A sari not only wraps and embodies its wearer but also ties and binds her to an extended family of tailors and launderers. This tie remains as long as the sari continues to be worn. The intertwined relationship of the woman with her go-to tailor and launderer is threaded with each sari she possesses. A darji (tailor) and a dhobi (launderer) are small occupations in every residential corner street of an Indian town. Imagine a narrow store with an open counter and about half a dozen tailoring machines sprinkled with colourful trimmings all over the floor, the walls decorated with freshly cut and sewn sari blouses and kurtas hanging next to each other waiting to go home to their new family wardrobe.

A scene of coloured fabrics tinted with a smell of sewing machine lubricants, populated with familiar faces of women clients visiting since two or three generations; the shop becomes a nursery for these sari blouses. The darji wearing his measuring tape as a signature accessory keeps a set of catalogues with illimitable design ideas for blouses - borders on the sleeves, a buti on the back, a bandhgalla collar or dainty piping on the neckline. Sometimes they offer extra services like alterations and adding a Fall-Pico on the sari - ‘Blouse, Fall, Pico’ being the quintessential sign advertised on the shop facade

The dhobi becomes another family member as he takes care of her saris. He nourishes them with starch water; often the leftover water from boiled rice is used to soak them. His weekly visit to starch, wash, dry and iron a pile of cotton saris becomes a ritual, generation after generation. Many dhobis are found on alternating streets usually under a tree, established with a wide makeshift plywood table layered with clothes to mimic an ironing board. They use a charcoal iron box as it enables them to work free of electricity, essentially as they work outdoors. The frequent power cuts during working hours are another advantage of using charcoal irons. In some cities, dhobis have a cluster where they wash and dry out in a collective open-air laundromat or what is called a dhobi ghat. 

Whilst celebrating many cultures in India, festivals harness the essence of new clothing each year. Be it Eid, Navratra, Durga Puja, Dassehra, Diwali; festivities bring a sense of urgency in preparing the right outfit.

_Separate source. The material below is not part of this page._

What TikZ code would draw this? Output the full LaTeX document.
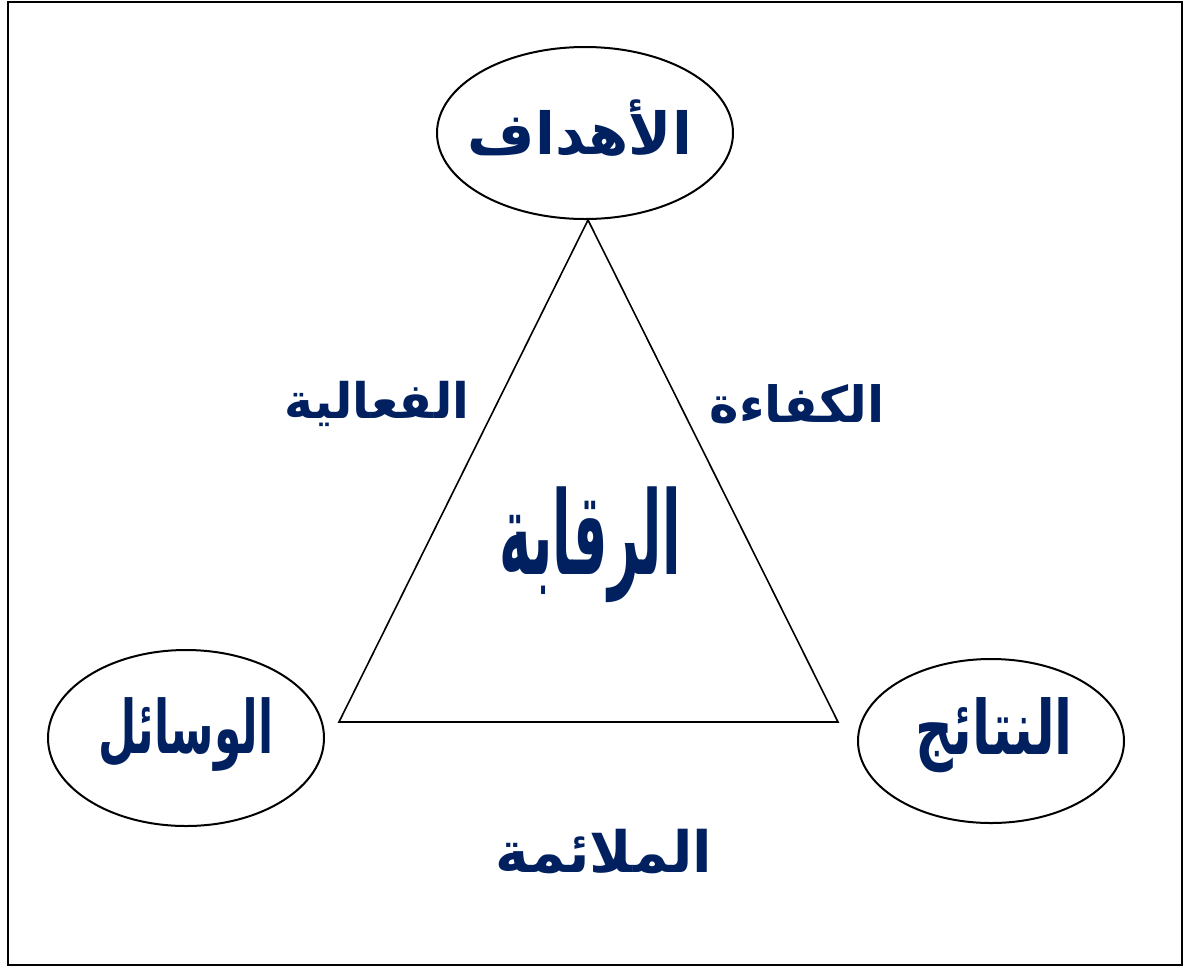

A new sari blouse or taking out a special sari, that once belonged to grandmother, to be steam-ironed for the occasion; the tailors and launderers go through an exceptionally busy time. The hustle, the chaos, the mishaps in fittings become a common sight during this season. Imagine a family preparing for a big wedding day. In making the great effort of arrangements and adjustments for an important happy day, some women rush to their tailor’s on the morning of Diwali to receive their new blouse and to the launderer for the final pat of iron on the sari. All of this is for the outfit to make it to the evening puja. With the fall of dusk, every home lights up with diyas, the smell of mogra incense wanders over the sari. It looks bright and crisp, primed to be appreciated amongst other women who’d share and laugh about all the hustle they and their extended family of tailors and launderers went through. To appreciate this social-sari is to enter the world of the tactile, emotional, and intimate. Each sari has a family; the tailor is its birth-giver, the woman is its nurturer and the launderer is its caretaker. It is a multiverse of these lengthy textiles wrapped, washed, hemmed, handled where each piece becomes a memory of belongingness and tradition. The materiality of its weight, tactile nature, falls and drapes brings together many cultures and trades. This continuous yarn is spun through generations throwing light on the nature of its keeper. Making its journey through the lives of many, the sari weaves them together not just metaphorically but literally with textiles.